Jeder Mitfahrer fährt eigenverantwortlich.
Innerhalb der Gruppe soll nicht überholt werden.
Jeder Fahrer achtet darauf seinen Hintermann nicht zu verlieren.
Bei Tourantritt sollte jedes Motorrad voll getankt sein.
Muss unterwegs einer nachtanken, so tanken alle, um nicht die
Gruppe mit weiteren Tankpausen aufzuhalten.

 
Gerade mit dem letzten Punkt hatte ich in der Praxisumsetzung aber so meine Probleme. Werners Chopper hatte den kleinsten Tank von allen Maschinen.

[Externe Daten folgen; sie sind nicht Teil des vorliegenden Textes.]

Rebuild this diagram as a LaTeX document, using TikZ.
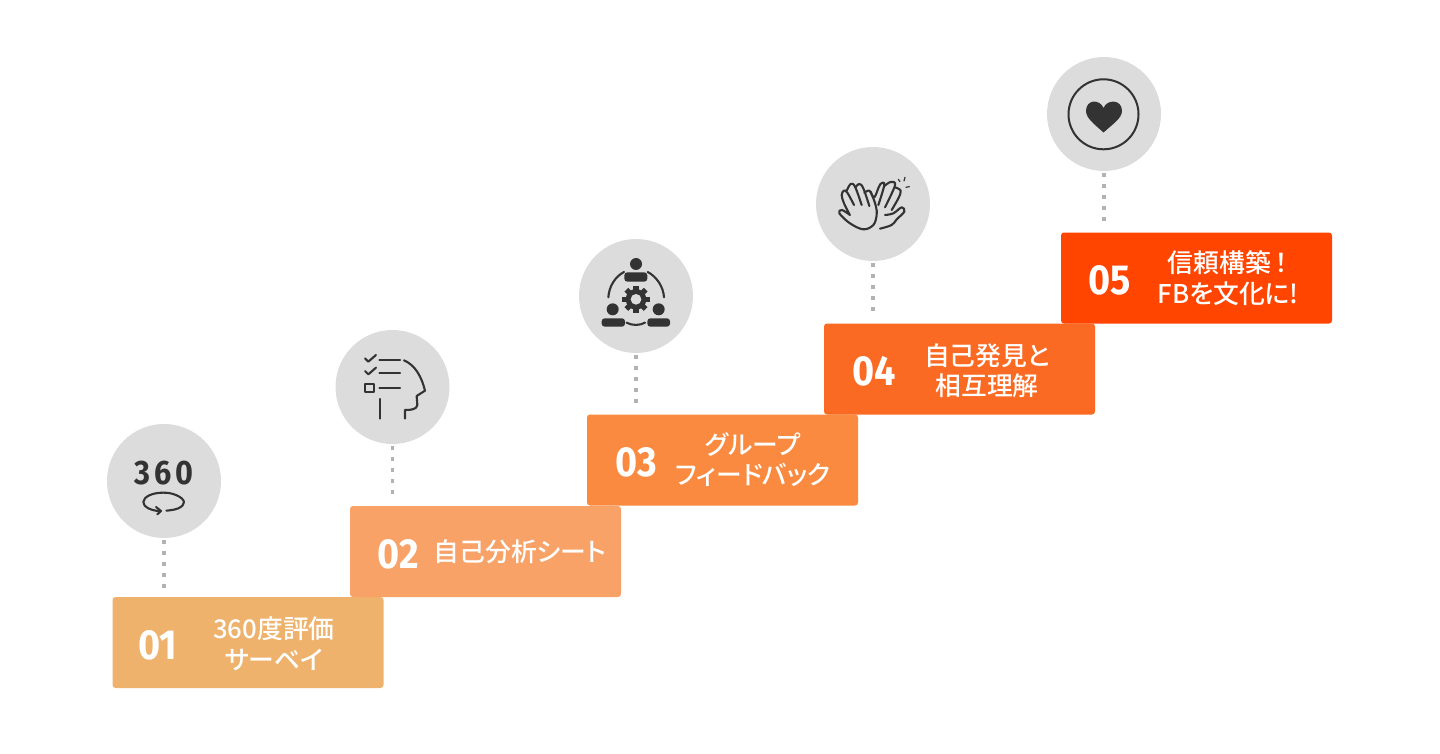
\documentclass[tikz,border=0pt]{standalone}
\usepackage{fontspec}
\setmainfont{Noto Sans CJK JP}[RawFeature=+palt,UprightFont=* Medium]
\newfontfamily\numfont{Fira Sans}[UprightFont=* Bold,FakeStretch=0.9]
\definecolor{step1}{HTML}{EFB26C}
\definecolor{step2}{HTML}{F8A267}
\definecolor{step3}{HTML}{F98A3F}
\definecolor{step4}{HTML}{FB6A22}
\definecolor{step5}{HTML}{FF4500}
\definecolor{disc}{HTML}{DCDCDC}
\definecolor{ink}{HTML}{333333}
\begin{document}
\begin{tikzpicture}[x=1pt,y=-1pt,
    stepbox/.style={shape=rectangle,rounded corners=3pt,minimum width=271pt,minimum height=91pt,inner sep=0pt},
    icondisc/.style={shape=circle,fill=disc,minimum size=114pt,inner sep=0pt},
    stepnum/.style={text=white,font=\numfont\fontsize{42}{42}\selectfont,inner sep=0pt},
    steptext/.style={text=white,font=\fontsize{25.8}{30.5}\selectfont,align=center,inner sep=0pt},
    stem/.style={draw=black!30,line width=3.2pt,dash pattern=on 4pt off 7pt},
    iconline/.style={draw=ink,line width=2.1pt,line cap=round,line join=round}]
    \useasboundingbox (0,0) rectangle (1440,754);

    % steps
    \node[stepbox,fill=step1] (B1) at (248,642.5) {};
    \node[stepbox,fill=step2] (B2) at (485.5,551.5) {};
    \node[stepbox,fill=step3] (B3) at (722.5,460) {};
    \node[stepbox,fill=step4] (B4) at (959.5,369) {};
    \node[stepbox,fill=step5] (B5) at (1196.5,278) {};

    \node[stepnum] (N1) at (158,645) {01};
    \node[stepnum] (N2) at (398,554) {02};
    \node[stepnum] (N3) at (636,462) {03};
    \node[stepnum] (N4) at (874,371) {04};
    \node[stepnum] (N5) at (1110,280) {05};

    \node[steptext] (T1) at (274,644) {360度評価\\サーベイ};
    \node[steptext] (T2) at (520,552) {自己分析シート};
    \node[steptext] (T3) at (753,459.5) {グループ\\フィードバック};
    \node[steptext] (T4) at (987,370.5) {自己発見と\\相互理解};
    \node[steptext] (T5) at (1228,278) {信頼構築\hspace{4pt}！\\FBを文化に!};

    % discs
    \node[icondisc] (C1) at (164,481) {};
    \node[icondisc] (C2) at (392.5,387) {};
    \node[icondisc] (C3) at (636,296) {};
    \node[icondisc] (C4) at (873,204) {};
    \node[icondisc] (C5) at (1104,114) {};

    % dotted stems
    \path [stem,shorten <=2pt,shorten >=9pt] (C1.south) edge (C1.south |- B1.north);
    \path [stem,shorten <=2pt,shorten >=10pt] (C2.south) edge (C2.south |- B2.north);
    \path [stem,shorten <=2pt,shorten >=10pt] (C3.south) edge (C3.south |- B3.north);
    \path [stem,shorten <=2pt,shorten >=12pt] (C4.south) edge (C4.south |- B4.north);
    \path [stem,shorten <=2pt,shorten >=10pt] (C5.south) edge (C5.south |- B5.north);

    % 360 icon
    \node[text=ink,font=\numfont\fontsize{34}{34}\selectfont,inner sep=0pt] (L1) at (164,473) {3\hspace{4pt}6\hspace{4pt}0};
    \begin{scope}[shift={(90,320)},scale=1/3]
        \draw[iconline] plot[smooth,tension=0.7] coordinates {(229,572) (265,565) (282,546) (260,526) (220,518) (178,526) (160,546) (175,565) (208,574)};
        \draw[iconline] (198,561) -- (213,573) -- (202,583);
    \end{scope}

    % head icon
    \begin{scope}[shift={(90,320)},scale=1/3]
        \draw[iconline] (825,115) -- (835,125) -- (858,105);
        \draw[iconline] (825,153) -- (835,163) -- (858,143);
        \draw[iconline] (826,191) rectangle (852,217);
        \draw[iconline] (868,120) -- (930,120);
        \draw[iconline] (868,158) -- (930,158);
        \draw[iconline] (868,205) -- (930,205);
        \draw[iconline] (870,237) -- (870,296);
        \draw[iconline] (942,121) .. controls (975,135) and (995,170) .. (1005,212) -- (980,228) -- (982,255) .. controls (980,268) and (965,270) .. (945,270) -- (945,296);
    \end{scope}

    % team icon
    \begin{scope}[shift={(560,140)},scale=1/3]
        \fill[ink] (228,372) circle (18);
        \fill[ink,rounded corners=3pt] (193,425) -- (193,397) -- (262,397) -- (262,425) -- cycle;
        \fill[ink] (158,508) circle (18);
        \fill[ink,rounded corners=3pt] (125,560) -- (125,535) -- (195,535) -- (195,560) -- cycle;
        \fill[ink] (296,508) circle (18);
        \fill[ink,rounded corners=3pt] (262,560) -- (262,535) -- (330,535) -- (330,560) -- cycle;
        \draw[iconline] (145,472) .. controls (147,440) and (165,410) .. (192,396);
        \draw[iconline] (263,396) .. controls (290,410) and (310,440) .. (312,472);
        \draw[iconline] (200,548) .. controls (215,557) and (240,557) .. (255,548);
        \foreach \a in {0,45,...,315}
            \fill[ink,rotate around={\a:(228,478)}] (220,437) rectangle (236,460);
        \fill[ink] (228,478) circle (31);
        \fill[disc] (228,478) circle (16);
    \end{scope}

    % hands icon
    \begin{scope}[shift={(830,170)},scale=1/3]
        \draw[iconline] plot[smooth,tension=0.6] coordinates {(58,132) (42,100) (35,75) (42,62) (52,68) (72,105)};
        \draw[iconline] plot[smooth,tension=0.6] coordinates {(50,62) (62,42) (75,50) (95,105)};
        \draw[iconline] plot[smooth,tension=0.6] coordinates {(76,52) (88,42) (100,55) (118,108)};
        \draw[iconline] plot[smooth,tension=0.6] coordinates {(103,68) (118,62) (128,80) (138,110) (140,135) (130,165) (100,178) (60,160) (28,130) (36,120) (60,135)};
        \draw[iconline] plot[smooth,tension=0.6] coordinates {(122,65) (133,82) (150,44) (163,44) (145,105)};
        \draw[iconline] plot[smooth,tension=0.6] coordinates {(163,48) (182,36) (195,46) (165,112)};
        \draw[iconline] plot[smooth,tension=0.6] coordinates {(195,52) (212,62) (205,85) (185,120)};
        \draw[iconline] plot[smooth,tension=0.6] coordinates {(165,135) (190,130) (215,112) (223,125) (200,148) (185,165) (150,176)};
        \draw[iconline,line width=1.2pt] (205,28) -- (210,35);
        \draw[iconline,line width=1.2pt] (225,22) -- (222,33);
        \draw[iconline,line width=1.2pt] (238,50) -- (228,52);
    \end{scope}

    % heart icon
    \draw[iconline,line width=2pt] (C5) ++(-0.5,0.3) circle (35);
    \fill[ink] (1103.5,132.5) .. controls (1094,124) and (1086,118) .. (1086,111) .. controls (1086,99) and (1100,99) .. (1103.5,108) .. controls (1107,99) and (1122,99) .. (1122,111) .. controls (1122,118) and (1113,124) .. (1103.5,132.5) -- cycle;
\end{tikzpicture}
\end{document}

Deshalb meinte immer wieder mal einer, er müsste ja noch nicht nachtanken. Irgendwo, im einsamsten Hinterland natürlich, kam dann natürlich einer: »Weißt Du wo die nächste Tanke hier ist? Vor 10 km hab ich schon auf Reserve umgestellt …«.

 
Überhaupt hat es der Vorausfahrende einer Gruppe nicht einfach. Nach vorne muss er sich auf die Strecke konzentrieren, gleichzeitig passt er aber auch nach hinten auf um niemand aus der Gruppe zu verlieren. Auch muss er das richtige Tempo finden um Anfänger nicht zu überfordern. Anfänger neigen auch dazu an ihrem vorausfahrenden »zu kleben« aus Angst ihn an Kreuzungen zu verlieren. Da muss man immer bei Einmündungen eine längere Lücke im Verkehr abwarten, denn Anfänger fahren fast immer mit in die Lücke. Das Gleiche gilt auch bei Überholvorgängen. Heutzutage bringen Navi-Gerät und Handy doch Erleichterung in die Sache.
 
Damit unseren »Wilden« nicht gänzlich langweilig bei den Touren wurde, plante ich immer wieder längere Streckenabschnitte für sie mit ein. Bei Erreichen dieser Passagen hielt ich die Gruppe an und winkte die schnelle Truppe durch. Einige Kilometer weiter an der nächsten Kreuzung ordneten sie sich dann wieder in die Gruppe ein. Zum Glück ist bei einer solchen Hatz nie etwas passiert; aber ich hatte immer ein banges Gefühl bis ich die Jungs wieder bei mir hatte.